There's a thousand and one platforms where you can opinionate and guess what? Unless you're a George Takei or Kanye West...hardly anyone is listening anyway. I know nobody is reading this but me. So why antagonize the ones who really are paying attention? Our circle of friends may look bigger because we have hundreds of 'friends' and 'followers' but if most of them signed off tomorrow, how many would you really miss?

 I'll never be a new world man I guess. 

And yet, I'm really grateful so many people took the time to wish me a Happy Birthday...there's hope. The best gift for me would be that everyone remember that it should be more than once a year that you wish others happiness. Just a thought for my 59th...

Monday, August 20, 2018

Another on Religion

Reading the news this week...I know...I should quit doing that. But amid all the (nowadays) normal Trump noise and the usual insanity that permeate the daily cycle...here we go with yet another investigation into the Catholic church.
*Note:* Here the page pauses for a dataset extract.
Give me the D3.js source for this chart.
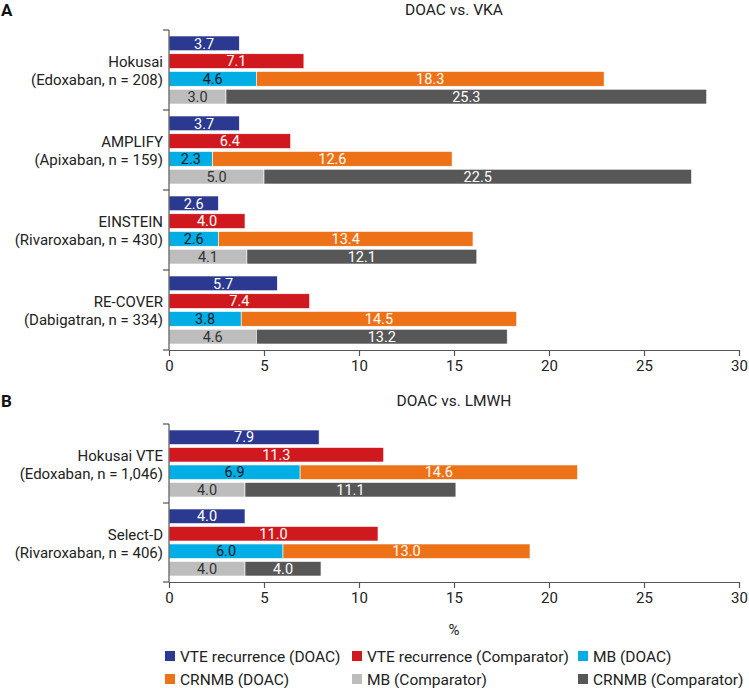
<!DOCTYPE html>
<html>
<head>
<meta charset="utf-8">
<script src="https://cdn.jsdelivr.net/npm/d3@7"></script>
<style>
  body { margin: 0; background: #fff; }
  svg { font-family: Roboto, "Open Sans", sans-serif; }
</style>
</head>
<body>
<div id="chart"></div>
<script>
// Panel A: DOAC vs. VKA
var trialsA = ['Hokusai', 'AMPLIFY', 'EINSTEIN', 'RE-COVER'];
var cohortsA = ['(Edoxaban, n = 208)', '(Apixaban, n = 159)', '(Rivaroxaban, n = 430)', '(Dabigatran, n = 334)'];
var vteDoacA = [3.7, 3.7, 2.6, 5.7];
var vteCompA = [7.1, 6.4, 4.0, 7.4];
var mbDoacA = [4.6, 2.3, 2.6, 3.8];
var crnmbDoacA = [18.3, 12.6, 13.4, 14.5];
var mbCompA = [3.0, 5.0, 4.1, 4.6];
var crnmbCompA = [25.3, 22.5, 12.1, 13.2];

// Panel B: DOAC vs. LMWH
var trialsB = ['Hokusai VTE', 'Select-D'];
var cohortsB = ['(Edoxaban, n = 1,046)', '(Rivaroxaban, n = 406)'];
var vteDoacB = [7.9, 4.0];
var vteCompB = [11.3, 11.0];
var mbDoacB = [6.9, 6.0];
var crnmbDoacB = [14.6, 13.0];
var mbCompB = [4.0, 4.0];
var crnmbCompB = [11.1, 4.0];

var xTicks = [0, 5, 10, 15, 20, 25, 30];
var seriesNames = ['VTE recurrence (DOAC)', 'VTE recurrence (Comparator)', 'MB (DOAC)',
                   'CRNMB (DOAC)', 'MB (Comparator)', 'CRNMB (Comparator)'];
var colors = ['#2b3990', '#d0191f', '#00aee6', '#ec7117', '#bdbdbd', '#575757'];
var labelColors = ['#fff', '#fff', '#1a1a1a', '#fff', '#333', '#fff'];

var width = 749, height = 688;
var svg = d3.select('#chart').append('svg')
  .attr('width', width)
  .attr('height', height);

var x = d3.scaleLinear().domain([0, 30]).range([169, 739]);

// Build the 4 bar rows per trial; rows 2 and 3 are stacked pairs
function buildRows(vd, vc, md, cd, mc, cc) {
  return vd.map(function(d, i) {
    return [
      [{ s: 0, x0: 0, v: vd[i] }],
      [{ s: 1, x0: 0, v: vc[i] }],
      [{ s: 2, x0: 0, v: md[i] }, { s: 3, x0: md[i], v: cd[i] }],
      [{ s: 4, x0: 0, v: mc[i] }, { s: 5, x0: mc[i], v: cc[i] }]
    ];
  });
}

function drawPanel(opt) {
  var g = svg.append('g');
  var y = d3.scaleBand().domain(opt.trials).range([opt.top, opt.bottom]);
  var inner = d3.scaleBand().domain([0, 1, 2, 3])
    .range([6, y.bandwidth() - 6]).paddingInner(0.17);

  // panel letter + title
  g.append('text').attr('x', 1).attr('y', opt.titleY + 1)
    .attr('font-size', 17).attr('font-weight', 'bold').attr('fill', '#111')
    .text(opt.letter);
  g.append('text').attr('x', x(15)).attr('y', opt.titleY)
    .attr('text-anchor', 'middle').attr('font-size', 15.5).attr('fill', '#222')
    .text(opt.title);

  var rows = buildRows.apply(null, opt.values);

  var groups = g.selectAll('g.trial').data(opt.trials).enter()
    .append('g').classed('trial', true)
    .attr('transform', function(d) { return 'translate(0,' + y(d) + ')'; });

  groups.each(function(t, i) {
    var tg = d3.select(this);
    rows[i].forEach(function(segs, r) {
      var seg = tg.selectAll('g.seg' + r).data(segs).enter().append('g');
      seg.append('rect')
        .attr('x', function(d) { return x(d.x0); })
        .attr('y', inner(r))
        .attr('width', function(d) { return x(d.x0 + d.v) - x(d.x0); })
        .attr('height', inner.bandwidth())
        .attr('fill', function(d) { return colors[d.s]; })
        .attr('stroke', '#fff').attr('stroke-width', 0.6);
      seg.append('text')
        .attr('x', function(d) { return x(d.x0 + d.v / 2); })
        .attr('y', inner(r) + inner.bandwidth() / 2)
        .attr('dy', '0.36em')
        .attr('text-anchor', 'middle')
        .attr('font-size', 14.5)
        .attr('fill', function(d) { return labelColors[d.s]; })
        .text(function(d) { return d.v.toFixed(1); });
    });

    var cy = y.bandwidth() / 2;
    tg.append('text').attr('x', 163).attr('y', cy - 8).attr('dy', '0.36em')
      .attr('text-anchor', 'end').attr('font-size', 15).attr('fill', '#222')
      .text(t);
    tg.append('text').attr('x', 163).attr('y', cy + 10).attr('dy', '0.36em')
      .attr('text-anchor', 'end').attr('font-size', 15).attr('fill', '#222')
      .text(opt.cohorts[i]);
  });

  // y axis: line plus ticks at the band boundaries
  var bounds = opt.trials.map(function(d) { return y(d); }).concat([opt.bottom]);
  g.append('line').attr('x1', x(0)).attr('x2', x(0))
    .attr('y1', opt.top).attr('y2', opt.bottom)
    .attr('stroke', '#555').attr('stroke-width', 1.2);
  g.selectAll('line.ytick').data(bounds).enter().append('line')
    .attr('x1', x(0) - 6).attr('x2', x(0))
    .attr('y1', function(d) { return d; }).attr('y2', function(d) { return d; })
    .attr('stroke', '#555').attr('stroke-width', 1.2);

  // x axis
  var ax = g.append('g').attr('transform', 'translate(0,' + opt.bottom + ')')
    .call(d3.axisBottom(x).tickValues(xTicks).tickSize(6).tickSizeOuter(0).tickPadding(4));
  ax.select('.domain').attr('stroke', '#555').attr('stroke-width', 1.2);
  ax.selectAll('.tick line').attr('stroke', '#555').attr('stroke-width', 1.2);
  ax.selectAll('.tick text').attr('font-size', 15).attr('fill', '#222')
    .attr('font-family', 'Roboto, sans-serif');
}

drawPanel({
  letter: 'A', title: 'DOAC vs. VKA', titleY: 15,
  top: 30, bottom: 350,
  trials: trialsA, cohorts: cohortsA,
  values: [vteDoacA, vteCompA, mbDoacA, crnmbDoacA, mbCompA, crnmbCompA]
});

drawPanel({
  letter: 'B', title: 'DOAC vs. LMWH', titleY: 406,
  top: 424, bottom: 582,
  trials: trialsB, cohorts: cohortsB,
  values: [vteDoacB, vteCompB, mbDoacB, crnmbDoacB, mbCompB, crnmbCompB]
});

// axis title
svg.append('text').attr('x', x(15)).attr('y', 635)
  .attr('text-anchor', 'middle').attr('font-size', 15).attr('fill', '#222')
  .text('%');

// legend, 3 columns x 2 rows
var legendCols = [165, 352, 578];
var legend = svg.selectAll('g.legend').data(seriesNames).enter()
  .append('g').classed('legend', true)
  .attr('transform', function(d, i) {
    return 'translate(' + legendCols[i % 3] + ',' + (656 + Math.floor(i / 3) * 23) + ')';
  });
legend.append('rect').attr('x', 0).attr('y', -5).attr('width', 10).attr('height', 10)
  .attr('fill', function(d, i) { return colors[i]; });
legend.append('text').attr('x', 15).attr('y', 0).attr('dy', '0.36em')
  .attr('font-size', 15.5).attr('fill', '#222')
  .text(function(d) { return d; });
</script>
</body>
</html>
This one caught my attention because even though it's an absolute nightmare, it's not surprising. The church has been down this road before and will be again.

Seems to me that nobody should be looking at a DC pizza joint or haunting 4chan searching for child abusers and traffickers...they're right down the street at the vestry.

How many times do these 'revelations' have to come out? This go-round it reaches back to the '40s and involves possibly thousands of victims? 300 priests in Pennsylvania alone? Some at it so long they've retired or died. And this is what's called a religion? It's more like a predator meat market.

Tell me about how 'they're not all bad' and I'll tell you about turning a blind eye to madness. To make the excuse that the 'good' ones don't know what's happening in their ranks is ridiculous.

Think about it...just as a rough estimate...take 50 states with say...half that many per state comes out to 7500 practicing molesters and pornographers. All with perfect hunting grounds and the protection of one of the most powerful and influential organisations in the world. You can even get promoted if a whiff of your indiscretions gets out. What a deal! Don't tell me they don't know.

And still they have the gall to preach morality. They espouse celibacy and abstinence while raping children. They wring their hands over the 'moral outrage' of LBGT while colluding to hide their own immorality. They exclude women and decry the crime of birth control while they bleed their parish children of innocence. They dare to sit in pious judgment of others while they feed their own personal demons. Their absolute power has corrupted absolutely.  They bury the evidence and protect the guilty in a twisted parody of the Mob. Over and over again.

In truth, the Catholic Church is no better than any criminal enterprise at its core. They do some good to cover up the fact that they destroy lives and do irreparable harm to the most vulnerable of those they profess to protect. All you need is some good PR and a few 'donations' to grease the skids. 

Hell, even Pablo Escobar knew that if you do a little 'public service', your corrupt and evil organization will be better tolerated and harder to indict. Run a soup kitchen, give away a tiny fraction of the take, smile for the cameras. Pay the right people and threaten the rest and the wheels keep on turning. The church continues to be immeasurably wealthy and powerful while 'the least of these' are used and abused. It makes me feel like throwing up.

The leader of the church, Pope Francis issued a letter yesterday to Catholics around the world condemning the “crime” of priestly sexual abuse and cover-up and demanding accountability.

Francis wrote: “We showed no care for the little ones; we abandoned them.”

That you did. Your 'church' has overseen more devastation and horror in the name of your faith over the centuries than any other in history. You demand from your followers that which you yourselves cannot or will not do. You preach chastity, charity and forgiveness while you indulge in sex with children, sit on a misers hoard that can't even be counted and pronounce judgment on anyone who dares to question your authority. How do you look in the mirror and call yourselves men of God? How dare you call yourselves holy? How much evil can you hide? 

A Catholic poet once wrote, "Abandon hope all ye who enter here"

Perhaps your parishioners...particularly the children...should do just that.